The Representative of Burkina Faso suggests that the stakes of this technological revolution at the service of human duties should be explained in person, to the government of her country.
Mr. Dominique David adds that beyond Burkina Faso, it is all of Africa that should make itself heard as, for the definition of Human Duties, there are no small or large countries, only culturally rich countries.
The commission approves the proposition from the representative of Burkina Faso.
5. Summing up (point 5 of the Agenda)
The Commission unanimously decides:
a - To adopt the preliminary study of the President dated June 25th, 2009 and to recognize that the Human Rights and Human Duties cannot be separated.
b - To have its President develop a first project about the Human Duties based on its preliminary study, within a month.

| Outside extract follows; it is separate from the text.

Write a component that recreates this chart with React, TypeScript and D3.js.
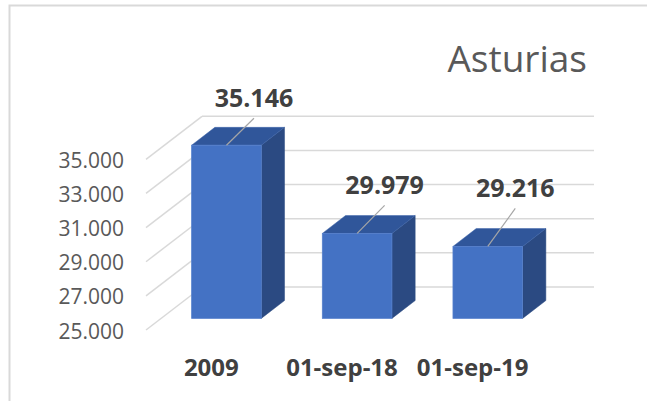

c - To authorize the constitution of national committees in some countries to quickly contribute to a project of Universal Declaration of Human Duties that will be submitted to the Commission.
d - To create a Technical Committee to promote Human Duties through the new technology and names Dominique David as President of said Committee, with mission to constitute a team to present a feasibility study to the Commission within 9 months.
e - To gather at least 5 Member States from different continents that could conjointly request that a point be added to the General Assembly of the United Nations, regarding a project of the Universal Declaration of Human Duties in order to adopt its text.
6. Adjournment of the meeting (point 6 of the Agenda)
All points having been covered and debated, the President closes the session at 1 pm.